This study systematically evaluates the canopy segmentation performance of five state-of-the-art models—YOLOv11, Mask R-CNN, DeepLabv3, Swin-UNet, and DINOv2—under extreme data scarcity, using only 150 annotated images. It investigates the generalization capabilities of convolutional versus Transformer-based architectures in few-shot remote sensing scenarios. Through tailored data augmentation and fine-tuning strategies, the work demonstrates that lightweight CNNs (YOLOv11 and Mask R-CNN) significantly outperform Transformer-based models. The findings highlight the critical influence of task type—semantic versus instance segmentation—and the role of architectural inductive biases in model selection under limited data conditions. This research provides both practical guidance and theoretical insights for ecological remote sensing applications with scarce labeled data.
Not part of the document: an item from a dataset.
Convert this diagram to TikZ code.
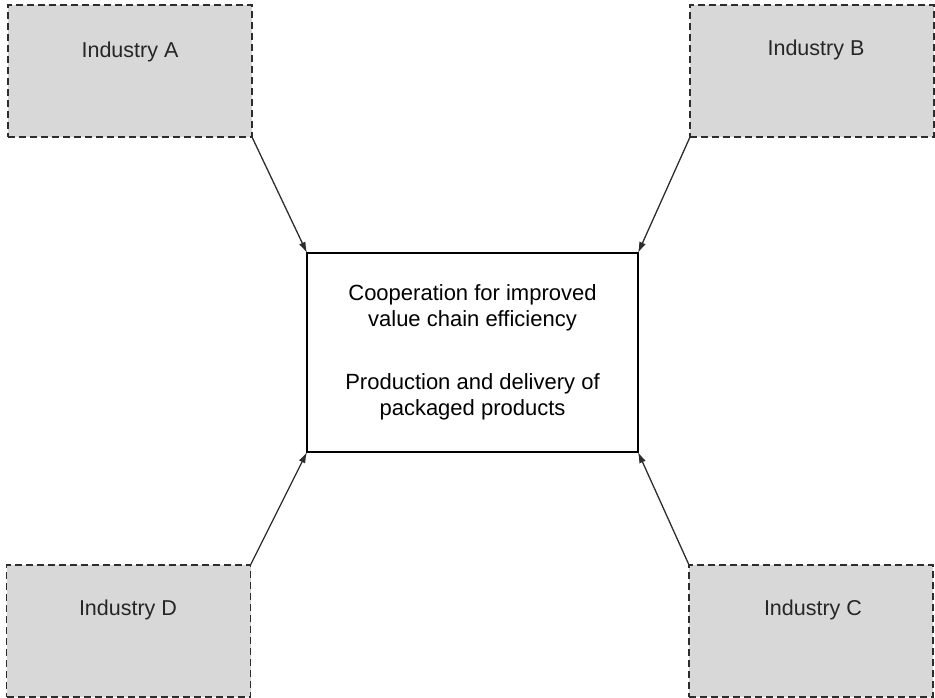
\documentclass[tikz,border=0pt]{standalone}
\usepackage{fontspec}
\setmainfont{Liberation Sans}
\usetikzlibrary{arrows.meta}
\definecolor{boxfill}{RGB}{216,216,216}
\definecolor{edge}{RGB}{45,45,45}
\begin{document}
\begin{tikzpicture}[x=1pt,y=-1pt,
  industry/.style={draw=edge,fill=boxfill,dash pattern=on 7pt off 4pt,line width=1.5pt,
    rectangle,minimum width=244pt,minimum height=132pt,inner sep=0pt,outer sep=0pt},
  ilabel/.style={font=\fontsize{21.5}{24}\selectfont,text=black!85,inner sep=0pt},
  core/.style={draw=black,line width=1.3pt,rectangle,minimum width=331pt,minimum height=199pt,
    inner sep=0pt,outer sep=0pt,align=center,font=\fontsize{22}{26.5}\selectfont},
  link/.style={draw=edge,line width=1.3pt,-{Latex[length=11pt,width=7pt]}}]
\useasboundingbox (0,0) rectangle (935,698);
\node[industry] (A) at (130,71) {};
\node[industry] (B) at (812,71) {};
\node[industry] (D) at (128.5,631) {};
\node[industry] (C) at (811,631) {};
\node[ilabel] (tA) at (130,52) {Industry A};
\node[ilabel] (tB) at (816,50) {Industry B};
\node[ilabel] (tD) at (128,610) {Industry D};
\node[ilabel] (tC) at (813,610) {Industry C};
\node[core] (M) at (472.5,352.5) {Cooperation for improved\\value chain efficiency\\[36pt]Production and delivery of\\packaged products};
\draw[link] (A.south east) -- (M.north west);
\draw[link] (B.south west) -- (M.north east);
\draw[link] (D.north east) -- (M.south west);
\draw[link] (C.north west) -- (M.south east);
\end{tikzpicture}
\end{document}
Tree canopy detection from aerial imagery is an important task for environmental monitoring, urban planning, and ecosystem analysis. Simulating real-life data annotation scarcity, the Solafune Tree Canopy Detection competition provides a small and imbalanced dataset of only 150 annotated images, posing significant challenges for training deep models without severe overfitting. In this work, we evaluate five representative architectures, YOLOv11, Mask R-CNN, DeepLabv3, Swin-UNet, and DINOv2, to assess their suitability for canopy segmentation under extreme data scarcity. Our experiments show that pretrained convolution-based models, particularly YOLOv11 and Mask R-CNN, generalize significantly better than pretrained transformer-based models. DeeplabV3, Swin-UNet and DINOv2 underperform likely due to differences between semantic and instance segmentation tasks, the high data requirements of Vision Transformers, and the lack of strong inductive biases. These findings confirm that transformer-based architectures struggle in low-data regimes without substantial pretraining or augmentation and that differences between semantic and instance segmentation further affect model performance. We provide a detailed analysis of training strategies, augmentation policies, and model behavior under the small-data constraint and demonstrate that lightweight CNN-based methods remain the most reliable for canopy detection on limited imagery.